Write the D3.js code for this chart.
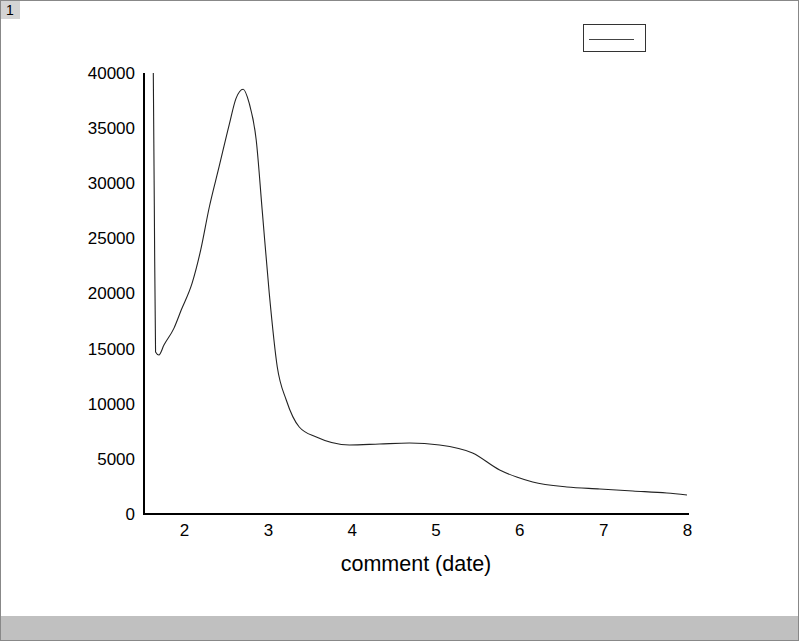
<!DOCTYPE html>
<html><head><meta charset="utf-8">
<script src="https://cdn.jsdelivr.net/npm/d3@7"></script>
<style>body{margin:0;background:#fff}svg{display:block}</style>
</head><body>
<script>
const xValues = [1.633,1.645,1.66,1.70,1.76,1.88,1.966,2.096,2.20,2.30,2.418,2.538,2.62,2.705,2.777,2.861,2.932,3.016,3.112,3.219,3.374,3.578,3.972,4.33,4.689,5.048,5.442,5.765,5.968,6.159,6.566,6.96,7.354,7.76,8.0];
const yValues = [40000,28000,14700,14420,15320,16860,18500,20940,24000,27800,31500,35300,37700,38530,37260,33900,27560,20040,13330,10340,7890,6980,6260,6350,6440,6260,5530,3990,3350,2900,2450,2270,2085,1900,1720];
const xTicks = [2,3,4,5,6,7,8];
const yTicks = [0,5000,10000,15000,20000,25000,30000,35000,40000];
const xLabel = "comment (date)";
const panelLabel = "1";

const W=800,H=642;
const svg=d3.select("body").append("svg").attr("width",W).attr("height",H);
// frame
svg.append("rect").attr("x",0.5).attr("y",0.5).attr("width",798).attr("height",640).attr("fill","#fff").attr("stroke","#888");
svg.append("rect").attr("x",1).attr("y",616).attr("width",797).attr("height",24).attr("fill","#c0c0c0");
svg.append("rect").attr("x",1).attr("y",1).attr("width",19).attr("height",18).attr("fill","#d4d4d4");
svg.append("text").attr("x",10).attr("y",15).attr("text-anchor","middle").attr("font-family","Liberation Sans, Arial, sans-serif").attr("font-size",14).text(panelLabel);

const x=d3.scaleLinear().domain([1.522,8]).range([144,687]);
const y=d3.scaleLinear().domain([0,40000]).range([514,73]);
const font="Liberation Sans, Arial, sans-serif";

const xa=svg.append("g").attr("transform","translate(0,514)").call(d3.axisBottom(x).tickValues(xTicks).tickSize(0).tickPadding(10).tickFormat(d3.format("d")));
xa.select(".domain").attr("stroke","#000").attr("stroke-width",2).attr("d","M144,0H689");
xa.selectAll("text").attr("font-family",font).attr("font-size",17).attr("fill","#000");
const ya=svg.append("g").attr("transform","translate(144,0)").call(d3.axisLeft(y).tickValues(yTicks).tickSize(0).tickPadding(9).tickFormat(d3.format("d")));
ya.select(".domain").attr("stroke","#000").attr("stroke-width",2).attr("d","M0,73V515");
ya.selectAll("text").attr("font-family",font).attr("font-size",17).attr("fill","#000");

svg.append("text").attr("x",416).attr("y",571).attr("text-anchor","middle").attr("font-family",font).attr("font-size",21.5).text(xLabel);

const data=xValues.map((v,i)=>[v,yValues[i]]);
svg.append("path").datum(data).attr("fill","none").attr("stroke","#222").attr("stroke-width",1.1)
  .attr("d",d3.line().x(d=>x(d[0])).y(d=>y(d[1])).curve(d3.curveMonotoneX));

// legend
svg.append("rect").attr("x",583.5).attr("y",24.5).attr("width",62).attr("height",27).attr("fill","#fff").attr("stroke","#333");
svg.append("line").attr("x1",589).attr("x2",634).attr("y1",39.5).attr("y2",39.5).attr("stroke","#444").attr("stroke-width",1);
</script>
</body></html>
-.-.-
--- WRITTEN TASK ---
Transcribe each line above verbatim, with the pictures left out.

--- FULL SOLUTION ---
Write the D3.js code for this chart.
<!DOCTYPE html>
<html><head><meta charset="utf-8">
<script src="https://cdn.jsdelivr.net/npm/d3@7"></script>
<style>body{margin:0;background:#fff}svg{display:block}</style>
</head><body>
<script>
const xValues = [1.633,1.645,1.66,1.70,1.76,1.88,1.966,2.096,2.20,2.30,2.418,2.538,2.62,2.705,2.777,2.861,2.932,3.016,3.112,3.219,3.374,3.578,3.972,4.33,4.689,5.048,5.442,5.765,5.968,6.159,6.566,6.96,7.354,7.76,8.0];
const yValues = [40000,28000,14700,14420,15320,16860,18500,20940,24000,27800,31500,35300,37700,38530,37260,33900,27560,20040,13330,10340,7890,6980,6260,6350,6440,6260,5530,3990,3350,2900,2450,2270,2085,1900,1720];
const xTicks = [2,3,4,5,6,7,8];
const yTicks = [0,5000,10000,15000,20000,25000,30000,35000,40000];
const xLabel = "comment (date)";
const panelLabel = "1";

const W=800,H=642;
const svg=d3.select("body").append("svg").attr("width",W).attr("height",H);
// frame
svg.append("rect").attr("x",0.5).attr("y",0.5).attr("width",798).attr("height",640).attr("fill","#fff").attr("stroke","#888");
svg.append("rect").attr("x",1).attr("y",616).attr("width",797).attr("height",24).attr("fill","#c0c0c0");
svg.append("rect").attr("x",1).attr("y",1).attr("width",19).attr("height",18).attr("fill","#d4d4d4");
svg.append("text").attr("x",10).attr("y",15).attr("text-anchor","middle").attr("font-family","Liberation Sans, Arial, sans-serif").attr("font-size",14).text(panelLabel);

const x=d3.scaleLinear().domain([1.522,8]).range([144,687]);
const y=d3.scaleLinear().domain([0,40000]).range([514,73]);
const font="Liberation Sans, Arial, sans-serif";

const xa=svg.append("g").attr("transform","translate(0,514)").call(d3.axisBottom(x).tickValues(xTicks).tickSize(0).tickPadding(10).tickFormat(d3.format("d")));
xa.select(".domain").attr("stroke","#000").attr("stroke-width",2).attr("d","M144,0H689");
xa.selectAll("text").attr("font-family",font).attr("font-size",17).attr("fill","#000");
const ya=svg.append("g").attr("transform","translate(144,0)").call(d3.axisLeft(y).tickValues(yTicks).tickSize(0).tickPadding(9).tickFormat(d3.format("d")));
ya.select(".domain").attr("stroke","#000").attr("stroke-width",2).attr("d","M0,73V515");
ya.selectAll("text").attr("font-family",font).attr("font-size",17).attr("fill","#000");

svg.append("text").attr("x",416).attr("y",571).attr("text-anchor","middle").attr("font-family",font).attr("font-size",21.5).text(xLabel);

const data=xValues.map((v,i)=>[v,yValues[i]]);
svg.append("path").datum(data).attr("fill","none").attr("stroke","#222").attr("stroke-width",1.1)
  .attr("d",d3.line().x(d=>x(d[0])).y(d=>y(d[1])).curve(d3.curveMonotoneX));

// legend
svg.append("rect").attr("x",583.5).attr("y",24.5).attr("width",62).attr("height",27).attr("fill","#fff").attr("stroke","#333");
svg.append("line").attr("x1",589).attr("x2",634).attr("y1",39.5).attr("y2",39.5).attr("stroke","#444").attr("stroke-width",1);
</script>
</body></html>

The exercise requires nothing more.